For that reason, we should offer a way in library.kiwix.org (kiwix-serve) to know where they could cut the file. I propose that kiwix-serve delivers a list of ZIM file offsets where the file can be cut. The granularity would be minimum 1GB and if there is a cluster bigger than one GB then there would be a bigger chunk. The downloader, by reading the list, would be able to see what is the biggest chunk and then act accordingly (maybe display an error that this file can not be downloaded at all).

kelson42 commented 5 years ago

@mgautierfr @mhutti1 @macgills Would that solve our problem perfectly? I recommend to have a look to zimsplit a tool implementing that kind of logic in the zim-tools repo (see https://github.com/openzim/zim-tools/issues/1).

mhutti1 commented 5 years ago

I don't see why this wouldn't work.

mgautierfr commented 5 years ago

Yes, I agree on the main idea. However, I would prefer to not add a extra API to maintain on kiwix-serve. There is already an API to get information about book and how to download them (opds stream or maybe metalink file) and I prefer to use (and extend) it. There is already an issue on kiwix-lib (https://github.com/kiwix/kiwix-lib/issues/209) to revamp the opds stream api, the "split offset list" could (and would be better) put in the entry info then.

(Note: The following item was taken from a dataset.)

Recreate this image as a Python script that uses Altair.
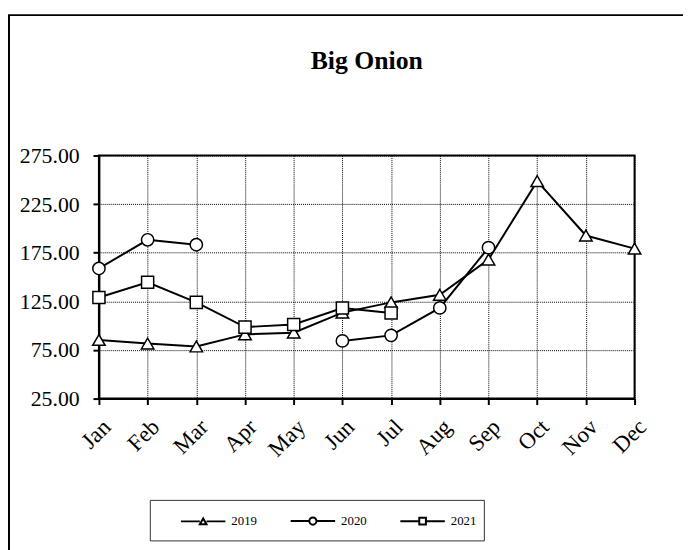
import altair as alt
import pandas as pd

months = ["Jan", "Feb", "Mar", "Apr", "May", "Jun", "Jul", "Aug", "Sep", "Oct", "Nov", "Dec"]
series = ["2019", "2020", "2021"]
v2019 = [85.3, 81.6, 78.6, 91.0, 92.8, 113.4, 123.9, 131.7, 168.0, 248.6, 192.7, 179.2]
v2020 = [158.8, 188.3, 183.2, None, None, 84.3, 90.0, 118.2, 180.2, None, None, None]
v2021 = [129.0, 144.6, 123.9, 98.5, 101.2, 118.2, 113.0, None, None, None, None, None]
y_ticks = [25, 75, 125, 175, 225, 275]

rows = []
for name, vals in zip(series, [v2019, v2020, v2021]):
    seg = 0
    for m, v in zip(months, vals):
        if v is None:
            seg += 1
            continue
        rows.append({"month": m, "series": name, "value": v, "seg": f"{name}-{seg}"})
df = pd.DataFrame(rows)

FONT = "Liberation Serif"

x_enc = alt.X("month:O", sort=months, scale=alt.Scale(domain=months, padding=0),
              axis=alt.Axis(title=None, labelAngle=-45, labelFont=FONT, labelFontSize=23,
                            labelColor="black", domainColor="black", domainWidth=2,
                            tickColor="black", tickWidth=2, tickSize=6,
                            grid=True, gridColor="black", gridDash=[1, 1], gridWidth=1,
                            labelPadding=11))
y_enc = alt.Y("value:Q", scale=alt.Scale(domain=[25, 275], nice=False, zero=False),
              axis=alt.Axis(title=None, values=y_ticks, format=".2f", labelFont=FONT,
                            labelFontSize=22, labelColor="black", domainColor="black",
                            domainWidth=2, tickColor="black", tickWidth=2, tickSize=6,
                            grid=True, gridColor="black", gridDash=[1, 1], gridWidth=1,
                            labelPadding=14))

base = alt.Chart(df)

lines = base.mark_line(color="black", strokeWidth=2).encode(
    x=x_enc, y=y_enc, detail="seg:N"
)

points = base.mark_point(filled=True, fill="white", stroke="black", strokeWidth=1.5, opacity=1).encode(
    x=x_enc, y=y_enc,
    shape=alt.Shape("series:N", scale=alt.Scale(domain=series, range=["triangle-up", "circle", "square"]), legend=None),
    size=alt.Size("series:N", scale=alt.Scale(domain=series, range=[160, 150, 60]), legend=None),
)

legend_paths = [
    "M-1,0H-0.15M0.15,0H1M0,-0.13L0.15,0.13L-0.15,0.13Z",
    "M-1,0H-0.16M0.16,0H1M-0.16,0A0.16,0.16,0,1,1,0.16,0A0.16,0.16,0,1,1,-0.16,0Z",
    "M-1,0H-0.15M0.15,0H1M-0.15,-0.15H0.15V0.15H-0.15Z",
]

legend_box = alt.Chart(alt.Data(values=[{}])).mark_rect(
    fill="white", stroke="#333333", strokeWidth=1
).encode(x=alt.value(52), x2=alt.value(390), y=alt.value(349), y2=alt.value(390))

legend_layer = base.transform_filter("false").mark_point(
    filled=False, stroke="black", strokeWidth=2
).encode(
    x=x_enc, y=y_enc,
    shape=alt.Shape("series:N", scale=alt.Scale(domain=series, range=legend_paths),
                    legend=alt.Legend(title=None, orient="none", legendX=82, legendY=346,
                                      direction="horizontal", symbolSize=2025,
                                      symbolStrokeWidth=2, symbolStrokeColor="black",
                                      symbolFillColor="white", symbolOpacity=1,
                                      labelFont=FONT, labelFontSize=13, labelColor="black",
                                      labelOffset=5, columnPadding=30, padding=0)),
)

outer = alt.Chart(alt.Data(values=[{}])).mark_rect(
    fill=None, stroke="black", strokeWidth=2
).encode(x=alt.value(-91), x2=alt.value(720), y=alt.value(-142), y2=alt.value(460))

chart = alt.layer(outer, lines, points, legend_box, legend_layer).resolve_scale(
    shape="independent"
).properties(
    width=542, height=246,
    title=alt.TitleParams("Big Onion", font=FONT, fontSize=26, fontWeight="bold",
                          color="black", anchor="middle", offset=-61),
    autosize=alt.AutoSizeParams(type="none"),
    padding={"left": 92, "top": 146, "right": 49, "bottom": 150},
).configure_view(stroke="black", strokeWidth=2)

chart.save("out.html", embed_options={"renderer": "svg", "actions": False})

kelson42 commented 5 years ago

@mgautierfr @mhutti1 @macgills Agree, what about creating a ZIM article at the URL m/chunks which would contain something like offset1,offset2,.... This would be then easily/directly deliverable via kiwix-serve?

macgills commented 5 years ago

@kelson42 with the way the new downloader works the parts are fairly irrelevant to the app as it is simply requesting the one large file. From cursory googling I read that a sd card >= 64Gb is likely to be exFat and can handle files up to 2TB so if just from an app perspective I don't think it is too much to ask a user who wants to download our files externally to purchase a compatible card. After android 2.3 the internal filesystem of android is ext4 which has a max file sixe of 1.15 exabytes so if we have the space it is definitely fine to store it there. This discussion might be pertinent for other clients but speaking for the Android app I would judge it as unnecessary at this time

mgautierfr commented 5 years ago

hat about creating a ZIM article at the URL m/chunks which would contain something like offset1,offset2,.... This would be then easily/directly deliverable via kiwix-serve?

It is not possible. the offsets depend of the content, and we need to know to know the offsets to create the article to create the zim.

kelson42 commented 5 years ago

@mgautierfr What about writting it in the ZIM header then?

kelson42 commented 5 years ago

@macgills A lot of people have FAT32 SD cards (and Android which don't support exFAT). The reasons AFAIK is that the Android integrators doe not want to pay the exFat32 license to Microsoft. We also have an audience which tend to have old/cheap Android devices.

macgills commented 5 years ago

@kelson42 yes I encountered this after writing that comment. There are actually 2 cases for the use of an sd card, to expand your device's storage or for file transfers. In scenario 1 you put the sd card in your device "permanently" and it gets formatted as system storage ie can handle >4GB. In the second scenario you are going to be using that sd card to transfer content between your devices (phone to pc, vice versa) so it gets formatted fat32 and cannot handle files >4GB. Off topic for this discussion though.

mhutti1 commented 5 years ago

Makes sense as FAT32 has support from the major operating systems.

mgautierfr commented 5 years ago

@mgautierfr What about writting it in the ZIM header then?

Same problem. Even worth as we have to change the header format.

kelson42 commented 2 years ago

With the generalisaiton of exFAT, to me the need of splitting ZIM files is really less and less needed. In addition there is a bunch of scenarios around indexes/videos where the handling is complex. I think we will never implement this.